## Task
Copy out all the lines in the records that include the word "with".

:: Record set ::

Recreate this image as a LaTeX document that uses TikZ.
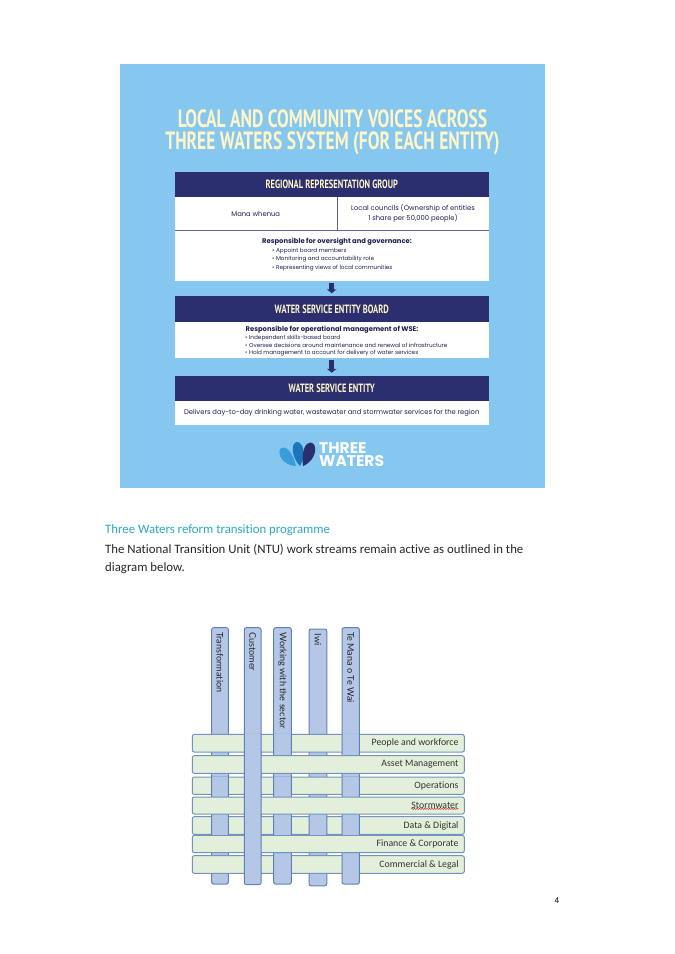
\documentclass[tikz,border=0pt]{standalone}
\usepackage{fontspec}
\usepackage{tikz}
\usetikzlibrary{positioning}
\usetikzlibrary{arrows.meta}
\usetikzlibrary{decorations.pathmorphing}
\setmainfont[Ligatures=NoCommon]{Carlito}
\newfontfamily\titlefont[FakeStretch=0.70]{PT Sans}
\newfontfamily\panelfont{Poppins}
\newfontfamily\bandfont[Ligatures=NoCommon]{Carlito}
\newfontfamily\columnfont[Ligatures=NoCommon]{Lato}
\definecolor{panelblue}{HTML}{85C7EE}
\definecolor{navybar}{HTML}{2B2F70}
\definecolor{creamtext}{HTML}{FFF5C8}
\definecolor{headteal}{HTML}{2AA8C4}
\definecolor{bandblue}{HTML}{B4C7E7}
\definecolor{bandedge}{HTML}{5F82B5}
\definecolor{rowgreen}{HTML}{E2EFDA}
\definecolor{rowedge}{HTML}{7393BE}
\definecolor{petalleft}{HTML}{3A9DDB}
\definecolor{petalmid}{HTML}{1B75BB}
\tikzset{
    headbar/.style = {fill=navybar, text=creamtext, inner sep=0pt, outer sep=0pt,
        minimum width=314.5pt, minimum height=25.5pt,
        font=\titlefont\bfseries\fontsize{12}{14}\selectfont},
    infobox/.style = {fill=white, text=navybar!70!black, inner sep=0pt, outer sep=0pt,
        font=\panelfont\fontsize{6.8}{10}\selectfont, align=center},
    infolist/.style = {text=navybar!70!black, inner sep=0pt, align=left,
        font=\panelfont\fontsize{5.7}{8.5}\selectfont},
    flowarrow/.style = {draw=navybar, line width=5pt, shorten <=2pt, shorten >=3pt,
        -{Triangle[width=9.5pt,length=4pt]}},
    divider/.style = {draw=navybar!75, line width=1pt},
    vband/.style = {fill=bandblue, draw=bandedge, line width=1pt, rounded corners=2pt},
    hband/.style = {fill=rowgreen, draw=rowedge, line width=1pt, rounded corners=2pt},
    vlabel/.style = {rotate=-90, anchor=west, inner sep=0pt, text=black!85,
        font=\columnfont\fontsize{9.1}{12}\selectfont},
    hlabel/.style = {anchor=east, inner sep=0pt, text=black!80,
        font=\bandfont\fontsize{9.8}{12}\selectfont},
    bodytext/.style = {anchor=base west, inner sep=0pt, text=black!85,
        font=\fontsize{12.8}{15}\selectfont},
    spellmark/.style = {draw=red!80!black, line width=.4pt, decorate,
        decoration={snake, amplitude=.5pt, segment length=2.5pt}},
    titleline/.style = {text=creamtext, inner sep=0pt,
        font=\titlefont\bfseries\fontsize{25}{28}\selectfont},
    logotext/.style = {text=white, inner sep=0pt, anchor=west,
        font=\panelfont\bfseries\fontsize{15.5}{16}\selectfont},
}
\begin{document}
\begin{tikzpicture}[x=1pt,y=-1pt]
    \useasboundingbox (0,0) rectangle (675,954);

    % top panel
    \fill[panelblue] (120,64) rectangle (544.5,488);
    \node[titleline] (titleone) at (332.5,119) {LOCAL AND COMMUNITY VOICES ACROSS};
    \node[titleline] (titletwo) at (332.5,143) {THREE WATERS SYSTEM (FOR EACH ENTITY)};

    \node[headbar] (group) at (331.75,184.5) {REGIONAL REPRESENTATION GROUP};
    \node[infobox, minimum width=162.5pt, minimum height=33pt, text depth=0pt] (mana) at (255.75,213.5) {Mana whenua};
    \node[infobox, minimum width=152pt, minimum height=33pt] (local) at (413,213.5)
        {Local councils (Ownership of entities\\1 share per 50,000 people)};
    \draw[divider] (mana.north east) -- (mana.south east);
    \draw[divider] (mana.south west) -- (local.south east);
    \node[infobox, minimum width=314.5pt, minimum height=50pt] (oversight) at (331.75,256) {};
    \node[infobox, font=\panelfont\bfseries\fontsize{6.8}{10}\selectfont] (oversighthead) at (337,242)
        {Responsible for oversight and governance:};
    \node[infolist, anchor=north west] (oversightlist) at (272,247.5)
        {• Appoint board members\\• Monitoring and accountability role\\• Representing views of local communities};

    \node[headbar] (board) at (331.75,309) {WATER SERVICE ENTITY BOARD};
    \node[infobox, minimum width=314.5pt, minimum height=36pt] (operational) at (331.75,340) {};
    \node[infobox, font=\panelfont\bfseries\fontsize{6.8}{10}\selectfont] (operationalhead) at (332,329.5)
        {Responsible for operational management of WSE:};
    \node[infolist, anchor=north west, font=\panelfont\fontsize{5.7}{7.6}\selectfont] (operationallist) at (245,335)
        {• Independent skills-based board\\• Oversee decisions around maintenance and renewal of infrastructure\\• Hold management to account for delivery of water services};

    \node[headbar] (entity) at (331.75,388.5) {WATER SERVICE ENTITY};
    \node[infobox, minimum width=314.5pt, minimum height=23.5pt] (delivers) at (331.75,413)
        {Delivers day-to-day drinking water, wastewater and stormwater services for the region};

    \draw[flowarrow] (oversight.south) -- (board.north);
    \draw[flowarrow] (operational.south) -- (entity.north);

    % logo
    \fill[petalleft] (296,466) .. controls (287,466) and (277,458) .. (280,449)
        .. controls (286,444) and (293,453) .. (296,466) -- cycle;
    \fill[petalmid] (300,466) .. controls (292,458) and (290,443) .. (297,442)
        .. controls (303,442) and (307,455) .. (300,466) -- cycle;
    \fill[navybar] (303,466) .. controls (302,455) and (303,443) .. (311,442.5)
        .. controls (318,444) and (317,460) .. (303,466) -- cycle;
    \node[logotext] (logothree) at (319,448) {THREE};
    \node[logotext] (logowaters) at (319,461) {WATERS};

    % text between the figures
    \node[bodytext, text=headteal] (progtitle) at (105,533) {Three Waters reform transition programme};
    \node[bodytext] (bodyone) at (105,553.3) {The National Transition Unit (NTU) work streams remain active as outlined in the};
    \node[bodytext] (bodytwo) at (105,571) {diagram below.};
    \node[inner sep=0pt, font=\fontsize{9}{11}\selectfont] (pagenum) at (557,901) {4};

    % the weave: columns first
    \foreach \name/\cx/\bandw/\cy/\bandh in {
        transformation/220/16.6/755.9/256.4,
        customer/252.7/16.7/756.1/256.8,
        sector/282.5/17.6/755.9/256.4,
        iwi/317.9/17.7/757.4/256.7,
        temana/350.7/17.3/755.9/256.4} {
        \node[vband, minimum width=\bandw pt, minimum height=\bandh pt, inner sep=0pt] (\name) at (\cx,\cy) {};
    }
    % rows over them
    \foreach \name/\cy/\bandh/\txt in {
        people/743.2/17.6/People and workforce,
        asset/764.5/17.6/Asset Management,
        operations/785.7/17.3/Operations,
        stormwater/805.5/17/Stormwater,
        digital/825.5/17.6/Data \& Digital,
        finance/844/17.4/Finance \& Corporate,
        legal/864.5/17.6/Commercial \& Legal} {
        \node[hband, minimum width=272pt, minimum height=\bandh pt, inner sep=0pt] (\name) at (328.3,\cy) {};
        \node[hlabel] (\name-text) at (458.7,\cy) {\txt};
    }
    % columns back on top where they pass over a row
    \foreach \xa/\xb/\ya/\yb/\pieces in {
        211.7/228.3/627.7/884.1/{777/794.3,816.7/834.3},
        244.35/261.05/627.7/884.5/{734.4/873.3},
        273.7/291.3/627.7/884.1/{734.4/752,777/794.3,816.7/834.3,855.7/873.3},
        309.05/326.75/629/885.7/{816.7/834.3},
        342.05/359.35/627.7/884.1/{734.4/752,777/794.3,816.7/834.3,855.7/873.3}} {
        \foreach \ytop/\ybot in \pieces {
            \begin{scope}
                \clip (\xa-2,\ytop) rectangle (\xb+2,\ybot);
                \path[vband] (\xa,\ya) rectangle (\xb,\yb);
            \end{scope}
        }
    }
    \foreach \name/\cx/\ly/\txt in {
        transformation/220/632/Transformation,
        customer/252.7/632/Customer,
        sector/282.5/632/Working with the sector,
        iwi/317.9/633.5/Iwi,
        temana/350.7/632/Te Mana o Te Wai} {
        \node[vlabel] (\name-text) at (\cx,\ly) {\txt};
    }
    \draw[spellmark] (stormwater-text.south west) -- (stormwater-text.south east);
\end{tikzpicture}
\end{document}
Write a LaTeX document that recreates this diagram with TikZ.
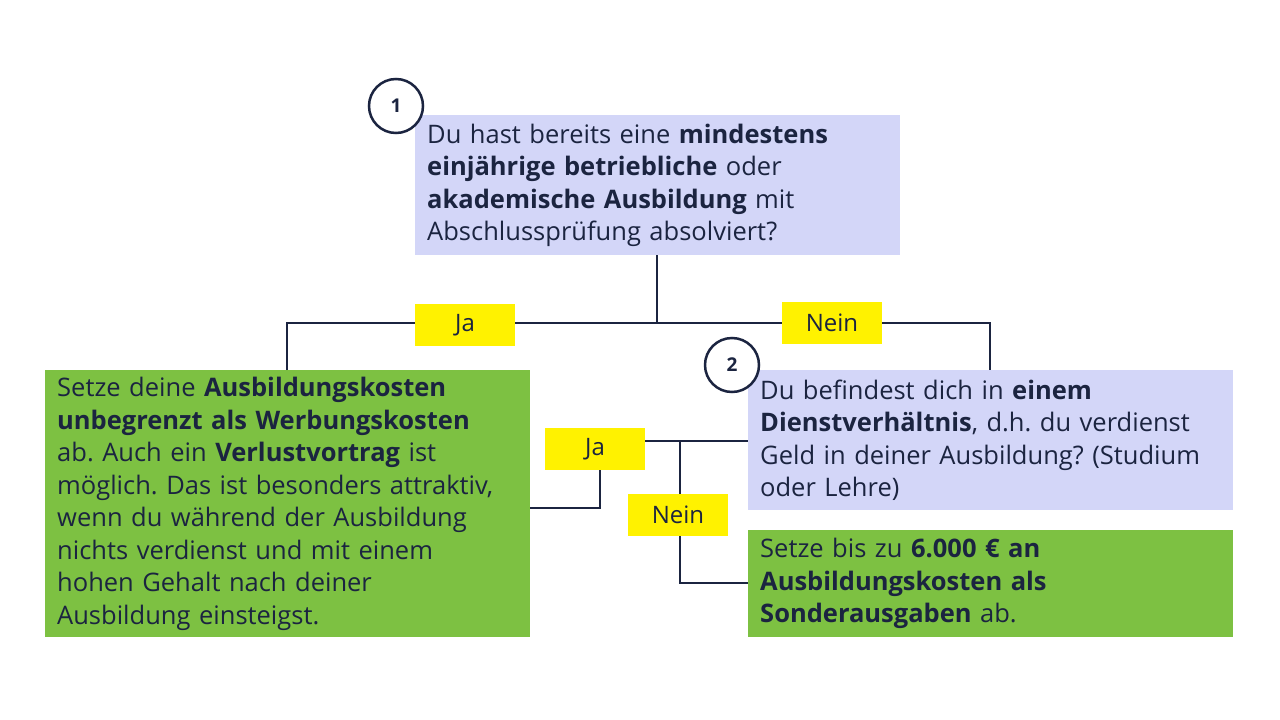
\documentclass[tikz,border=0pt]{standalone}
\usepackage{fontspec}
\setmainfont{Open Sans}
\begin{document}
\frenchspacing
\definecolor{navy}{HTML}{1B2440}
\definecolor{lav}{HTML}{D3D6F8}
\definecolor{grn}{HTML}{7DC142}
\definecolor{yel}{HTML}{FFF200}
\begin{tikzpicture}[x=1pt,y=-1pt,
 box/.style={anchor=north west,inner xsep=12pt,inner ysep=6pt,align=left,text=navy,font=\fontsize{25.5}{32.5}\selectfont},
 lbl/.style={fill=yel,text=navy,font=\fontsize{24}{26}\selectfont,minimum width=100pt,minimum height=42pt,inner sep=0pt},
 num/.style={circle,draw=navy,line width=2.5pt,fill=white,minimum size=54pt,inner sep=0pt,text=navy,font=\bfseries\fontsize{19}{20}\selectfont},
 ln/.style={draw=navy,line width=2.5pt}]
\useasboundingbox[fill=white] (0,0) rectangle (1280,720);
% nodes
\node[box,fill=lav,minimum width=485pt,minimum height=140pt,text width=461pt] (q1) at (415,115) {Du hast bereits eine \textbf{mindestens}\\\textbf{einjährige betriebliche} oder\\\textbf{akademische Ausbildung} mit\\Abschlussprüfung absolviert?};
\node[box,fill=grn,minimum width=485pt,minimum height=267pt,text width=461pt] (g1) at (45,370) {Setze deine \textbf{Ausbildungskosten}\\\textbf{unbegrenzt als Werbungskosten}\\ab. Auch ein \textbf{Verlustvortrag} ist\\möglich. Das ist besonders attraktiv,\\wenn du während der Ausbildung\\nichts verdienst und mit einem\\hohen Gehalt nach deiner\\Ausbildung einsteigst.};
\node[box,fill=lav,minimum width=485pt,minimum height=140pt,text width=461pt] (q2) at (748,370) {Du befindest dich in \textbf{einem}\\\textbf{Dienstverhältnis}, d.h. du verdienst\\Geld in deiner Ausbildung? (Studium\\oder Lehre)};
\node[box,fill=grn,minimum width=485pt,minimum height=107pt,text width=461pt] (g2) at (748,530) {Setze bis zu \textbf{6.000 € an}\\\textbf{Ausbildungskosten als}\\\textbf{Sonderausgaben} ab.};
% connectors
\coordinate (s1) at (657,323);
\coordinate (cl) at (287,323);
\coordinate (cr) at (990,323);
\draw[ln] (q1.south -| s1) -- (s1);
\draw[ln] (cl |- g1.north) -- (cl) -- (cr) -- (cr |- q2.north);
\coordinate (j2) at (600,441);
\coordinate (jb) at (600,508);
\coordinate (v) at (680,441);
\coordinate (vb) at (680,583);
\draw[ln] (j2) -- (q2.west |- j2);
\draw[ln] (v) -- (vb) -- (g2.west |- vb);
\node[lbl] (ja1) at (465,325) {Ja};
\node[lbl] (ne1) at (832,323) {Nein};
\node[lbl] (ja2) at (595,449) {Ja};
\draw[ln] (ja2.south -| jb) -- (jb) -- (g1.east |- jb);
\node[lbl] (ne2) at (678,515) {Nein};
\node[num] (n1) at (396,106) {1};
\node[num] (n2) at (732,365) {2};
\end{tikzpicture}
\end{document}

:::

## Full answer
        sector/282.5/632/Working with the sector,
Write a LaTeX document that recreates this diagram with TikZ.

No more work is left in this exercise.